Magnetism Simulation Receives 1998 Gordon Bell Award
A team of scientists from Oak Ridge National Laboratory's Computer Science & Mathematics,
Computational Physics & Engineering, and Metals & Ceramics Divisions working with the National
Energy Research Scientific Computing Center (NERSC) at Lawrence Berkeley National Laboratory
received the 1998 Gordon Bell Award for their parallel computer simulation of metallic magnetism.
The ORNL-led team, which also included collaborators at the Pittsburgh Supercomputing Center
and the University of Bristol (UK), performed a 1,024-atom first-principles simulation of metallic
magnetism in iron which ran at 657 Gigaflops (billions of calculations per second) on a 1024-processor Cray/SGI T3E supercomputer.
On Sunday, November 8, the code ran at 1.02 Teraflops (trillions of calculations per second)
on a larger system at Cray -- the first real science application to achieve a Teraflop!
Funded as one of the U.S. Department of Energy's Grand Challenges, the group developed the computer code to provide a better microscopic understanding of metallic magnetism, which has applications
in fields ranging from computer data storage to power generation and utilization.
"One of the goals of this project is to address critical materials problems on the micro-structural
scale to better understand the properties of real materials," said Malcolm Stocks, a materials scientist at Oak Ridge and leader of the project.
The work was performed by Malcolm Stocks, William A. Shelton, Donald M.C. Nicholshon, Xiaoguang Zhang,
Xindon Wang, and Balazs Ujfalussy, Oak Ridge National Laboratory; Andrew Canning, NERSC, Lawrence Berkeley Laboratory; Yang Wang, Pittsburgh Supercomputing Center; and B.L. Gyorffy, H.H. Willis Physics Laboratory, UK.
ORNL researchers combined CLM (constrained local moment--which maintains the orientational configuration) with the LSMS method and validated it on a bcc Fe system (where results at certain phases can be confirmed by experiment), achieving 657 Gflops in the process.

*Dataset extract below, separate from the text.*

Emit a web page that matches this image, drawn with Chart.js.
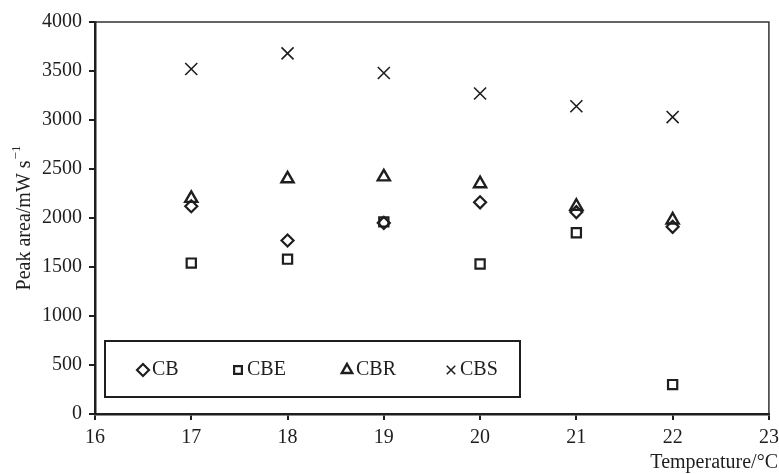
<!DOCTYPE html>
<html>
<head>
<meta charset="utf-8">
<script src="https://cdn.jsdelivr.net/npm/chart.js@4/dist/chart.umd.min.js"></script>
<style>
  html, body { margin: 0; padding: 0; background: #fff; }
  #wrap { width: 779px; height: 474px; }
</style>
</head>
<body>
<div id="wrap"><canvas id="c" width="779" height="474"></canvas></div>
<script>
// Measured peak areas (mW s^-1) at each temperature (°C)
const temperatures = [17, 18, 19, 20, 21, 22];
const cbValues  = [2120, 1770, 1950, 2160, 2060, 1910];
const cbeValues = [1540, 1580, 1960, 1530, 1850, 300];
const cbrValues = [2200, 2400, 2420, 2350, 2120, 1980];
const cbsValues = [3520, 3680, 3480, 3270, 3140, 3030];

const seriesNames = ['CB', 'CBE', 'CBR', 'CBS'];
const xTicks = [16, 17, 18, 19, 20, 21, 22, 23];
const yTicks = [0, 500, 1000, 1500, 2000, 2500, 3000, 3500, 4000];

const INK = '#1e1e1e';
const FONT = 'Liberation Serif';

function pts(values) {
  return temperatures.map((t, i) => ({ x: t, y: values[i] }));
}

const markerSpecs = [
  { style: 'rectRot',  radius: 6,   width: 2.2 },
  { style: 'rect',     radius: 6.5, width: 2.2 },
  { style: 'triangle', radius: 7,   width: 2.4 },
  { style: 'crossRot', radius: 8.5, width: 1.6 }
];
const legendSpecs = [
  { style: 'rectRot',  radius: 6,   width: 2.2 },
  { style: 'rect',     radius: 5.5, width: 2.2 },
  { style: 'triangle', radius: 6,   width: 2.4 },
  { style: 'crossRot', radius: 6,   width: 1.5 }
];

const allValues = [cbValues, cbeValues, cbrValues, cbsValues];
const datasets = seriesNames.map((name, i) => ({
  label: name,
  data: pts(allValues[i]),
  showLine: false,
  pointStyle: markerSpecs[i].style,
  pointRadius: markerSpecs[i].radius,
  pointBorderWidth: markerSpecs[i].width,
  borderColor: INK,
  backgroundColor: 'rgba(0,0,0,0)',
  pointBackgroundColor: 'rgba(0,0,0,0)'
}));

// Frame on top/right, boxed legend and the two axis titles
const decorations = {
  id: 'decorations',
  beforeDatasetsDraw(chart) {
    const { ctx, chartArea: a } = chart;
    ctx.save();
    ctx.strokeStyle = '#333';
    ctx.lineWidth = 1.5;
    ctx.beginPath();
    ctx.moveTo(a.left, a.top);
    ctx.lineTo(a.right, a.top);
    ctx.lineTo(a.right, a.bottom);
    ctx.stroke();
    ctx.restore();
  },
  afterDraw(chart) {
    const { ctx, chartArea: a } = chart;
    ctx.save();

    // legend box
    const bx = a.left + 10, by = a.top + 319, bw = 415, bh = 56;
    ctx.strokeStyle = INK;
    ctx.lineWidth = 2;
    ctx.strokeRect(bx, by, bw, bh);
    const markerX = [143, 238, 347, 451];
    const cy = by + bh / 2 + 1;
    ctx.font = '20px "' + FONT + '"';
    ctx.fillStyle = INK;
    ctx.textBaseline = 'middle';
    ctx.textAlign = 'left';
    seriesNames.forEach((name, i) => {
      const s = legendSpecs[i];
      ctx.strokeStyle = INK;
      ctx.fillStyle = 'rgba(0,0,0,0)';
      ctx.lineWidth = s.width;
      Chart.helpers.drawPoint(ctx, { pointStyle: s.style, radius: s.radius, borderWidth: s.width }, markerX[i], cy);
      ctx.fillStyle = INK;
      ctx.fillText(name, markerX[i] + 9, cy);
    });

    // x-axis title, right-aligned below the axis
    ctx.textAlign = 'right';
    ctx.fillText('Temperature/°C', 778, 463);

    // y-axis title with superscript exponent
    const main = 'Peak area/mW s';
    const sup = '\u22121';
    ctx.font = '20px "' + FONT + '"';
    const wMain = ctx.measureText(main).width;
    ctx.font = '13px "' + FONT + '"';
    const wSup = ctx.measureText(sup).width;
    const total = wMain + wSup + 1;
    ctx.translate(25, (a.top + a.bottom) / 2);
    ctx.rotate(-Math.PI / 2);
    ctx.textAlign = 'left';
    ctx.textBaseline = 'middle';
    ctx.font = '20px "' + FONT + '"';
    ctx.fillText(main, -total / 2, 0);
    ctx.font = '13px "' + FONT + '"';
    ctx.fillText(sup, -total / 2 + wMain + 1, -8);
    ctx.restore();
  }
};

new Chart(document.getElementById('c'), {
  type: 'scatter',
  data: { datasets },
  plugins: [decorations],
  options: {
    responsive: false,
    devicePixelRatio: 1,
    animation: false,
    layout: { padding: { left: 0, top: 22, right: 8, bottom: 0 } },
    plugins: {
      legend: { display: false },
      tooltip: { enabled: false }
    },
    scales: {
      x: {
        type: 'linear',
        min: 16,
        max: 23,
        afterBuildTicks: s => { s.ticks = xTicks.map(v => ({ value: v })); },
        afterFit: s => { s.height = 60; s.paddingLeft = 0; s.paddingRight = 0; },
        ticks: { font: { family: FONT, size: 20 }, color: INK, padding: 6, maxRotation: 0, callback: v => String(v) },
        grid: { drawOnChartArea: false, drawTicks: true, tickLength: 6, color: INK, lineWidth: 2 },
        border: { display: true, color: INK, width: 2.5 }
      },
      y: {
        type: 'linear',
        min: 0,
        max: 4000,
        afterBuildTicks: s => { s.ticks = yTicks.map(v => ({ value: v })); },
        afterFit: s => { s.width = 95; s.paddingTop = 0; s.paddingBottom = 0; },
        ticks: { font: { family: FONT, size: 20 }, color: INK, padding: 7, callback: v => String(v) },
        grid: { drawOnChartArea: false, drawTicks: true, tickLength: 6, color: INK, lineWidth: 2 },
        border: { display: true, color: INK, width: 2.5 }
      }
    }
  }
});
</script>
</body>
</html>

In initial testing, we found that the constraining fields converged rapidly (a few tens of iterations), while convergence of the charge and magnetization densities required 800 iterations. Multiple scattering processes outside a local interaction zone (LIZ) centered on each atom are ignored.
512-atom CLM state of prototypical paramagnetic bcc Fe. The top frame shows the SCF magnetic moments, the bottom frame shows the corresponding transverse constraining fields. Atom positions are denoted by spheres, magnetic moments by arrows and constraining fields by cones. The magnitudes are color coded as indicated. These calculations are for LIZ27 and were performed on the T3E900 LC512 at NERSC.